In einzelnen Kapiteln werden Schicksale geschildert, von Frauen, die häuslicher Gewalt ausgesetzt sind, vergewaltigt werden, die einem Femizid knapp entgehen, die anderweitge Gewalt erfahren, die mit Diskriminierung zu tun haben. Es handelt sich um verfremdete Geschichten, um den Schutz der Betroffenen zu wahren, aber wer sich mit dem Thema schon einmal befasst hat, kann schnell einordnen, dass diese Dinge regeläßig passieren. Viele der Geschichten sind nur schwer auszuhalten. Hoffnung gibt allein, dass die betroffenen Frauen oft eine unglaubliche Kraft mobilisieren, um sich gegen ihre Peiniger zu wehren.

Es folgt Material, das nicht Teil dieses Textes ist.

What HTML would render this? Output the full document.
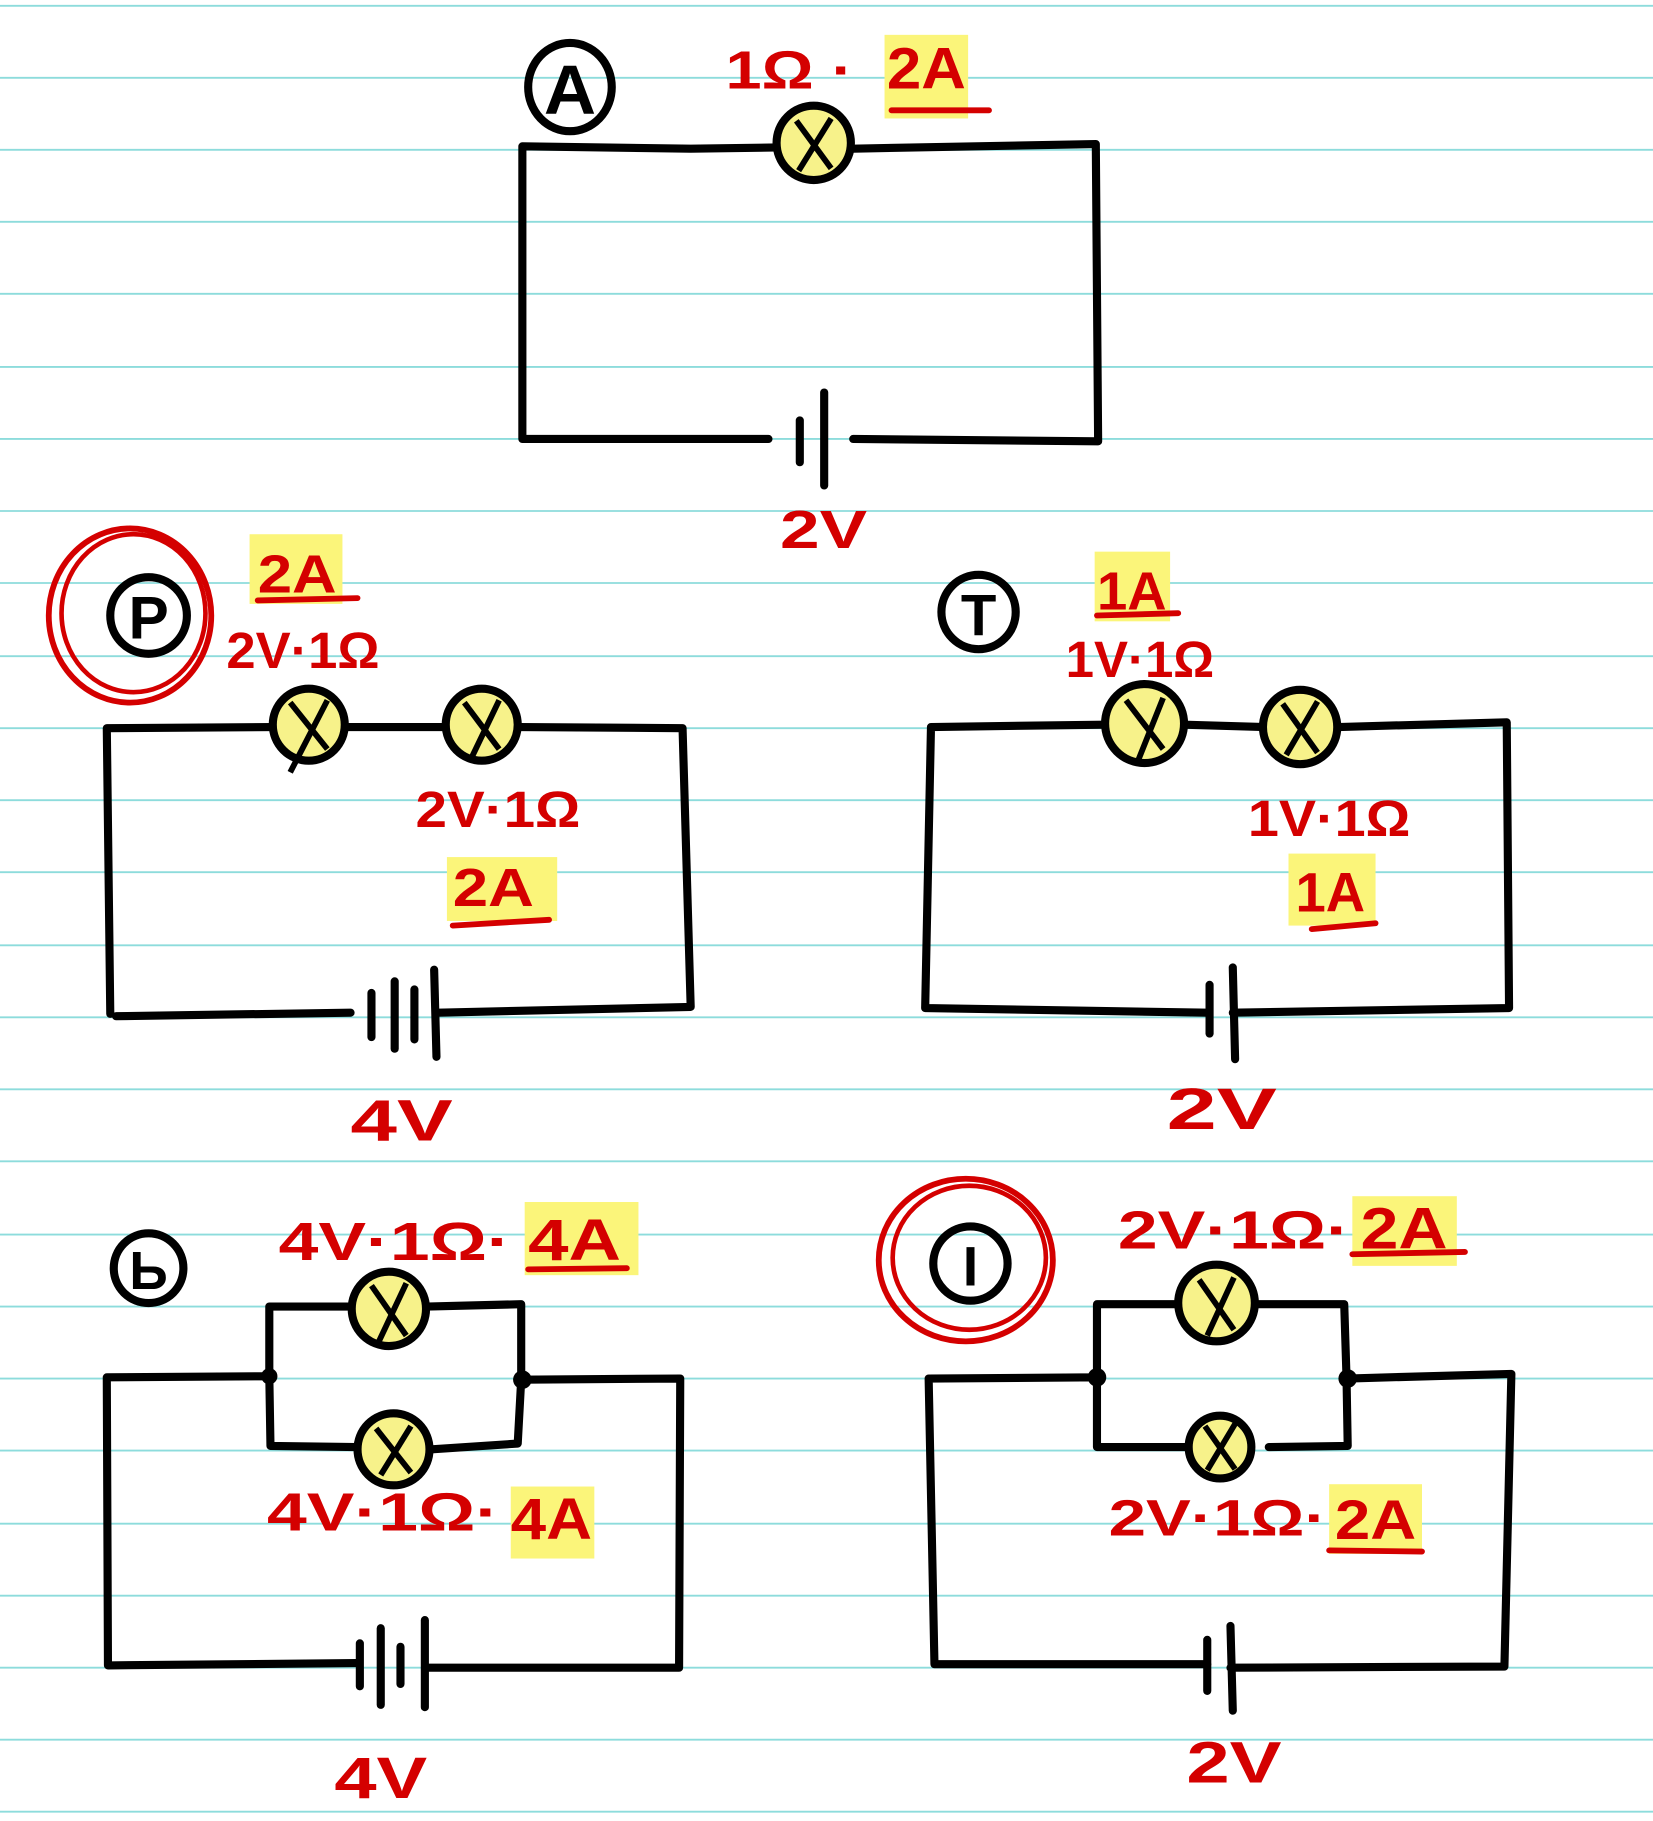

In die Schilderung dieser einzelnen Fälle lässt Clemm immer wieder Hintergründe einfließen, Informationen über gerichtliche Abläufe, Gesetzeslücken, strukturelle Diskriminierung. Diese Informationen sind mit einem Quellenverzeichnis belegt und bieten so auch einen guten Startpunkt, um weiter zu recherchieren.
Das Buch zeigt deutlich, dass misogyne Gewalt kein Einzelfall ist, sondern die Regel, und dass es vor allem auch strukturele Hindernisse sind, die eine Strafverfolgung oft erschweren. Es zeigt auch, wie wichtig es ist, feministische Anwältinnen, reflektierte Menschen in der Judikative zu haben, denen Traumareaktionen bekannt sind und die Fälle, in denen Diskriminierung eine Rolle spielt, als solche behandeln.
Eine Pflichtlektüre für alle, die für Gleichberechtigung und gegen DIskriminierung kämpfen, für die, die mehr über dieses Thema erfahren möchten, und für die, die sich mit den juristischen Grundlagen in Deutschland etwas mehr befassen möchten. Eigentlich also eine Pflichtlektüre für alle.